Standard Chartered Marathon Singapore tahun lalu merupakan debutnya di kategori full-marathon (FM). Ternyata catatan waktunya lumayan bagus untuk seorang debutan, yaitu 4 jam 49 menit. Setelah berhasil finis di FM tersebut, Helen mulai ketagihan untuk mencoba FM berikutnya. Kemudian, dia memberanikan diri mendaftar salah satu dari word marathon majors. Pilihannya jatuh kepada Tokyo Marathon.
’’Setelah finis FM di Singapura dengan cuaca panas, saya tertantang untuk mencoba FM di hawa dingin. Ternyata tantangannya beda,’’katanya. Di Tokyo, Helen tiba di Jepang H-2 sebelum race dimulai. Mengambil race pack dan sekaligus melakukan aklimatisasi suhu. Tidur dan istirahat cukup sebelum race dia lakukan agar tubuh fit saat hari H.
’’H-1 harusnya rest, tapi saya
lari pagi penyesuaian hawa dingin di Jepang,’’ tambah bungsu dari empat bersaudara itu. Di Tokyo Marathon, Helen dibuat kagum dengan pengorganisasian acara yang sangat bagus. Area lomba sangat klir.
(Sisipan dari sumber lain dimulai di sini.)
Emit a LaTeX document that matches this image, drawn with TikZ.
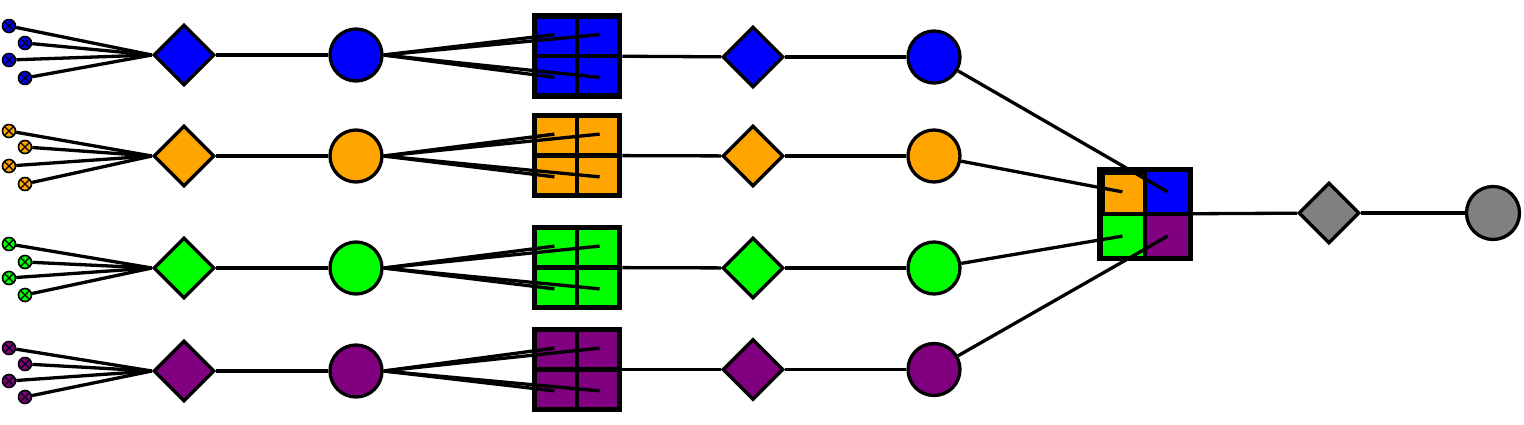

Meski diikuti 35 ribu peserta, saat berlari tetap nyaman dan tidak berdesakan. Catatan waktunya pun cukup baik, yaitu 4 jam 52 menit. Di sana dia juga bertemu beberapa pelari yang juga berasal dari Surabaya.
Saat berlari FM di Tokyo Marathon, Helen selalu berjanji pada dirinya sendiri tidak akan berjalan. Kalau lelah, terus berlari meski pelan-pelan. Menurut Helen, bila berjalan di tengah race, kakinya akan kram dan sulit berlari lagi. ’’Biasanya orang-orang kesalahannya digeber di depan, baru pas akhir-akhir jalan. Kalau awal-awal saya kencengin pasti habis, napas habis, kaki capek, malah gak finis,’’ bebernya.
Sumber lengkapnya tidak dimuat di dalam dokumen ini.